DESCRIPTION OF THE TASK:
Repeat the whole listing exactly.

DATA BLOCK:
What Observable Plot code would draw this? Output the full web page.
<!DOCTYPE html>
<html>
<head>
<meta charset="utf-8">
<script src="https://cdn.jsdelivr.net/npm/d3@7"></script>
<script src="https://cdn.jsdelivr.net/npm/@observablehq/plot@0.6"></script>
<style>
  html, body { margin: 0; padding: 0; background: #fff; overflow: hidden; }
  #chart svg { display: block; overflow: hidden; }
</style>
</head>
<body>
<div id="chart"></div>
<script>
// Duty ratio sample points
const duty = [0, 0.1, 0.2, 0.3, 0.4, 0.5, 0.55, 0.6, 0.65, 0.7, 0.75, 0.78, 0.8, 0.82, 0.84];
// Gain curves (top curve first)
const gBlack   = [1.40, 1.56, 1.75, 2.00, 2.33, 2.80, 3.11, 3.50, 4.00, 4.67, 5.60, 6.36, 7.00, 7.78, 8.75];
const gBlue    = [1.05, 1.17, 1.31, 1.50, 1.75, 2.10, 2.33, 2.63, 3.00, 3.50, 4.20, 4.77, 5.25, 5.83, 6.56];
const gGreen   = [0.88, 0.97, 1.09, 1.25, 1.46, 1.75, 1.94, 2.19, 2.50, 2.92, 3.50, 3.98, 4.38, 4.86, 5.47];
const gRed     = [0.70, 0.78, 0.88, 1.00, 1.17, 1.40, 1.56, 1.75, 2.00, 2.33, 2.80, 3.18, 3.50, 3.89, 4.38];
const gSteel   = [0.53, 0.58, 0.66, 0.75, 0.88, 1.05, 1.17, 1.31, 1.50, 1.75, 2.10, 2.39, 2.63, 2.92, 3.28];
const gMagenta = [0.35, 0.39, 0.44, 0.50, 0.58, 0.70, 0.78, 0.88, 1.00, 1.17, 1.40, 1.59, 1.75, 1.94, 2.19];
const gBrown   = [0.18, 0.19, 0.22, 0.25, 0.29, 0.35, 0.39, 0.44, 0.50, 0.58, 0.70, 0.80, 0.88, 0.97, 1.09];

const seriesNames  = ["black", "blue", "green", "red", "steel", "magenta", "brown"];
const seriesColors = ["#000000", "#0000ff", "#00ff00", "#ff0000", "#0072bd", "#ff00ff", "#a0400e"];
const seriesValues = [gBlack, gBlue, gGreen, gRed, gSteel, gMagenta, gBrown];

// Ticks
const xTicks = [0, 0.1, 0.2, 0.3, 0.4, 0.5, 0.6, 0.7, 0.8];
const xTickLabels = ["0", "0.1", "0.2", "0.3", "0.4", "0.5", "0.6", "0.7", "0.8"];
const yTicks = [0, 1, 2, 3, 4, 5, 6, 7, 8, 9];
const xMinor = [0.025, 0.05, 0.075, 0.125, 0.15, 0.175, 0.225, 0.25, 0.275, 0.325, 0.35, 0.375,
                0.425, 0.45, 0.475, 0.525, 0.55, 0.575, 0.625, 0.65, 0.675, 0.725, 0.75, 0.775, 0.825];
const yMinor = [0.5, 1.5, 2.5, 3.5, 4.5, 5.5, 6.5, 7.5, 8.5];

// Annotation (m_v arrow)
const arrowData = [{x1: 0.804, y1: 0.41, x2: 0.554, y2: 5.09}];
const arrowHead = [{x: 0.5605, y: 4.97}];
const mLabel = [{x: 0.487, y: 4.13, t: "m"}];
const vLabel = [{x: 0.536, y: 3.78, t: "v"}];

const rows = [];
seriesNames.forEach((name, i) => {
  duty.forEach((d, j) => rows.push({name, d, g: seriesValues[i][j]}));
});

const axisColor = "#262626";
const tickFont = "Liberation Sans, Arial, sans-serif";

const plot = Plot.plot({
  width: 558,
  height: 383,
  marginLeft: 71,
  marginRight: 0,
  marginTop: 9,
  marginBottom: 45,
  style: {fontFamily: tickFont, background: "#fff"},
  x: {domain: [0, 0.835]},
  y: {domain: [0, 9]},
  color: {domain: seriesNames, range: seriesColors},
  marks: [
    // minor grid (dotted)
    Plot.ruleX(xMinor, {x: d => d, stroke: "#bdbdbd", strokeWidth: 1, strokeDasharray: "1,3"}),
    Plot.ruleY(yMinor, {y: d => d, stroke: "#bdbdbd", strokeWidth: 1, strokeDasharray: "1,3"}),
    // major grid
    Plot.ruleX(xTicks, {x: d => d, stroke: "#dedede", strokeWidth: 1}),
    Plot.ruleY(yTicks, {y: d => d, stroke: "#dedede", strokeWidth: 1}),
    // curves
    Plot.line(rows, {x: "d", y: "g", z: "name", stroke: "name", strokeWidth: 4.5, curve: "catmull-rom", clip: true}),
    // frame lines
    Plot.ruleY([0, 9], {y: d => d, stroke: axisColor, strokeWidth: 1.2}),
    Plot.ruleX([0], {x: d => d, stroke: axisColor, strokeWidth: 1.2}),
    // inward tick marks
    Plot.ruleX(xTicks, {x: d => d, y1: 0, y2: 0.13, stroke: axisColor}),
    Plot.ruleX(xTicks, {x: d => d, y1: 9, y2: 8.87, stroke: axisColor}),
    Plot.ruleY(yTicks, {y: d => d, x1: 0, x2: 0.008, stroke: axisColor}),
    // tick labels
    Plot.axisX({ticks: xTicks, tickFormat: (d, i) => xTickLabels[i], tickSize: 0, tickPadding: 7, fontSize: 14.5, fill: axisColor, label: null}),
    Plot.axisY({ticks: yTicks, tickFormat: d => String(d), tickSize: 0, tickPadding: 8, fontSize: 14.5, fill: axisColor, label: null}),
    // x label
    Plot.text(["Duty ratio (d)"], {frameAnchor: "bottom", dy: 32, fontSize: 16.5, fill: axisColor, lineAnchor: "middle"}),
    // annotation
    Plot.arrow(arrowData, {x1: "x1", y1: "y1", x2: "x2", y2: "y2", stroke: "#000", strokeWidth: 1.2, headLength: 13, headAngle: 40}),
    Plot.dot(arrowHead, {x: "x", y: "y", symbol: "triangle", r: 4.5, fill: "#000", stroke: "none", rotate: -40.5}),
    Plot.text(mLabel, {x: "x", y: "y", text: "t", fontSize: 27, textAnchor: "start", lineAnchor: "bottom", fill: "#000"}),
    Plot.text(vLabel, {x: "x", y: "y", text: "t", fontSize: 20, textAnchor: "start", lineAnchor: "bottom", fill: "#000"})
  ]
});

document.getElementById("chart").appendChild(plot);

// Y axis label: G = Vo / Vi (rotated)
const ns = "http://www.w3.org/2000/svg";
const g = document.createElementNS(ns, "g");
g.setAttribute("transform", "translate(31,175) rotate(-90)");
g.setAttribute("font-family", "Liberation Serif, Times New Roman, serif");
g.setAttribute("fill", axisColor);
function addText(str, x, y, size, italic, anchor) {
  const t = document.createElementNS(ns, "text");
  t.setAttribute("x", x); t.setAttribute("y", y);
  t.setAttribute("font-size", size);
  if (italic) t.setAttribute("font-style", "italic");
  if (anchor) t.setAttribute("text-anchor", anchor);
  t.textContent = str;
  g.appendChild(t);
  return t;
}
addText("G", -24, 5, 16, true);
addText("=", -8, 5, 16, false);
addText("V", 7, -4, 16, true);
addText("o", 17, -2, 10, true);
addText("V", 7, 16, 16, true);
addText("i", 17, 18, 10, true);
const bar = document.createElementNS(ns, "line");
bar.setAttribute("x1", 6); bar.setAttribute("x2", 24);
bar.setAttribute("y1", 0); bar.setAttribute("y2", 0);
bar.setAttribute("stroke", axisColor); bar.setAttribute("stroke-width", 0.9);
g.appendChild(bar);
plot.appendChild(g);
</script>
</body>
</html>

RESULT BELOW:
What Observable Plot code would draw this? Output the full web page.
<!DOCTYPE html>
<html>
<head>
<meta charset="utf-8">
<script src="https://cdn.jsdelivr.net/npm/d3@7"></script>
<script src="https://cdn.jsdelivr.net/npm/@observablehq/plot@0.6"></script>
<style>
  html, body { margin: 0; padding: 0; background: #fff; overflow: hidden; }
  #chart svg { display: block; overflow: hidden; }
</style>
</head>
<body>
<div id="chart"></div>
<script>
// Duty ratio sample points
const duty = [0, 0.1, 0.2, 0.3, 0.4, 0.5, 0.55, 0.6, 0.65, 0.7, 0.75, 0.78, 0.8, 0.82, 0.84];
// Gain curves (top curve first)
const gBlack   = [1.40, 1.56, 1.75, 2.00, 2.33, 2.80, 3.11, 3.50, 4.00, 4.67, 5.60, 6.36, 7.00, 7.78, 8.75];
const gBlue    = [1.05, 1.17, 1.31, 1.50, 1.75, 2.10, 2.33, 2.63, 3.00, 3.50, 4.20, 4.77, 5.25, 5.83, 6.56];
const gGreen   = [0.88, 0.97, 1.09, 1.25, 1.46, 1.75, 1.94, 2.19, 2.50, 2.92, 3.50, 3.98, 4.38, 4.86, 5.47];
const gRed     = [0.70, 0.78, 0.88, 1.00, 1.17, 1.40, 1.56, 1.75, 2.00, 2.33, 2.80, 3.18, 3.50, 3.89, 4.38];
const gSteel   = [0.53, 0.58, 0.66, 0.75, 0.88, 1.05, 1.17, 1.31, 1.50, 1.75, 2.10, 2.39, 2.63, 2.92, 3.28];
const gMagenta = [0.35, 0.39, 0.44, 0.50, 0.58, 0.70, 0.78, 0.88, 1.00, 1.17, 1.40, 1.59, 1.75, 1.94, 2.19];
const gBrown   = [0.18, 0.19, 0.22, 0.25, 0.29, 0.35, 0.39, 0.44, 0.50, 0.58, 0.70, 0.80, 0.88, 0.97, 1.09];

const seriesNames  = ["black", "blue", "green", "red", "steel", "magenta", "brown"];
const seriesColors = ["#000000", "#0000ff", "#00ff00", "#ff0000", "#0072bd", "#ff00ff", "#a0400e"];
const seriesValues = [gBlack, gBlue, gGreen, gRed, gSteel, gMagenta, gBrown];

// Ticks
const xTicks = [0, 0.1, 0.2, 0.3, 0.4, 0.5, 0.6, 0.7, 0.8];
const xTickLabels = ["0", "0.1", "0.2", "0.3", "0.4", "0.5", "0.6", "0.7", "0.8"];
const yTicks = [0, 1, 2, 3, 4, 5, 6, 7, 8, 9];
const xMinor = [0.025, 0.05, 0.075, 0.125, 0.15, 0.175, 0.225, 0.25, 0.275, 0.325, 0.35, 0.375,
                0.425, 0.45, 0.475, 0.525, 0.55, 0.575, 0.625, 0.65, 0.675, 0.725, 0.75, 0.775, 0.825];
const yMinor = [0.5, 1.5, 2.5, 3.5, 4.5, 5.5, 6.5, 7.5, 8.5];

// Annotation (m_v arrow)
const arrowData = [{x1: 0.804, y1: 0.41, x2: 0.554, y2: 5.09}];
const arrowHead = [{x: 0.5605, y: 4.97}];
const mLabel = [{x: 0.487, y: 4.13, t: "m"}];
const vLabel = [{x: 0.536, y: 3.78, t: "v"}];

const rows = [];
seriesNames.forEach((name, i) => {
  duty.forEach((d, j) => rows.push({name, d, g: seriesValues[i][j]}));
});

const axisColor = "#262626";
const tickFont = "Liberation Sans, Arial, sans-serif";

const plot = Plot.plot({
  width: 558,
  height: 383,
  marginLeft: 71,
  marginRight: 0,
  marginTop: 9,
  marginBottom: 45,
  style: {fontFamily: tickFont, background: "#fff"},
  x: {domain: [0, 0.835]},
  y: {domain: [0, 9]},
  color: {domain: seriesNames, range: seriesColors},
  marks: [
    // minor grid (dotted)
    Plot.ruleX(xMinor, {x: d => d, stroke: "#bdbdbd", strokeWidth: 1, strokeDasharray: "1,3"}),
    Plot.ruleY(yMinor, {y: d => d, stroke: "#bdbdbd", strokeWidth: 1, strokeDasharray: "1,3"}),
    // major grid
    Plot.ruleX(xTicks, {x: d => d, stroke: "#dedede", strokeWidth: 1}),
    Plot.ruleY(yTicks, {y: d => d, stroke: "#dedede", strokeWidth: 1}),
    // curves
    Plot.line(rows, {x: "d", y: "g", z: "name", stroke: "name", strokeWidth: 4.5, curve: "catmull-rom", clip: true}),
    // frame lines
    Plot.ruleY([0, 9], {y: d => d, stroke: axisColor, strokeWidth: 1.2}),
    Plot.ruleX([0], {x: d => d, stroke: axisColor, strokeWidth: 1.2}),
    // inward tick marks
    Plot.ruleX(xTicks, {x: d => d, y1: 0, y2: 0.13, stroke: axisColor}),
    Plot.ruleX(xTicks, {x: d => d, y1: 9, y2: 8.87, stroke: axisColor}),
    Plot.ruleY(yTicks, {y: d => d, x1: 0, x2: 0.008, stroke: axisColor}),
    // tick labels
    Plot.axisX({ticks: xTicks, tickFormat: (d, i) => xTickLabels[i], tickSize: 0, tickPadding: 7, fontSize: 14.5, fill: axisColor, label: null}),
    Plot.axisY({ticks: yTicks, tickFormat: d => String(d), tickSize: 0, tickPadding: 8, fontSize: 14.5, fill: axisColor, label: null}),
    // x label
    Plot.text(["Duty ratio (d)"], {frameAnchor: "bottom", dy: 32, fontSize: 16.5, fill: axisColor, lineAnchor: "middle"}),
    // annotation
    Plot.arrow(arrowData, {x1: "x1", y1: "y1", x2: "x2", y2: "y2", stroke: "#000", strokeWidth: 1.2, headLength: 13, headAngle: 40}),
    Plot.dot(arrowHead, {x: "x", y: "y", symbol: "triangle", r: 4.5, fill: "#000", stroke: "none", rotate: -40.5}),
    Plot.text(mLabel, {x: "x", y: "y", text: "t", fontSize: 27, textAnchor: "start", lineAnchor: "bottom", fill: "#000"}),
    Plot.text(vLabel, {x: "x", y: "y", text: "t", fontSize: 20, textAnchor: "start", lineAnchor: "bottom", fill: "#000"})
  ]
});

document.getElementById("chart").appendChild(plot);

// Y axis label: G = Vo / Vi (rotated)
const ns = "http://www.w3.org/2000/svg";
const g = document.createElementNS(ns, "g");
g.setAttribute("transform", "translate(31,175) rotate(-90)");
g.setAttribute("font-family", "Liberation Serif, Times New Roman, serif");
g.setAttribute("fill", axisColor);
function addText(str, x, y, size, italic, anchor) {
  const t = document.createElementNS(ns, "text");
  t.setAttribute("x", x); t.setAttribute("y", y);
  t.setAttribute("font-size", size);
  if (italic) t.setAttribute("font-style", "italic");
  if (anchor) t.setAttribute("text-anchor", anchor);
  t.textContent = str;
  g.appendChild(t);
  return t;
}
addText("G", -24, 5, 16, true);
addText("=", -8, 5, 16, false);
addText("V", 7, -4, 16, true);
addText("o", 17, -2, 10, true);
addText("V", 7, 16, 16, true);
addText("i", 17, 18, 10, true);
const bar = document.createElementNS(ns, "line");
bar.setAttribute("x1", 6); bar.setAttribute("x2", 24);
bar.setAttribute("y1", 0); bar.setAttribute("y2", 0);
bar.setAttribute("stroke", axisColor); bar.setAttribute("stroke-width", 0.9);
g.appendChild(bar);
plot.appendChild(g);
</script>
</body>
</html>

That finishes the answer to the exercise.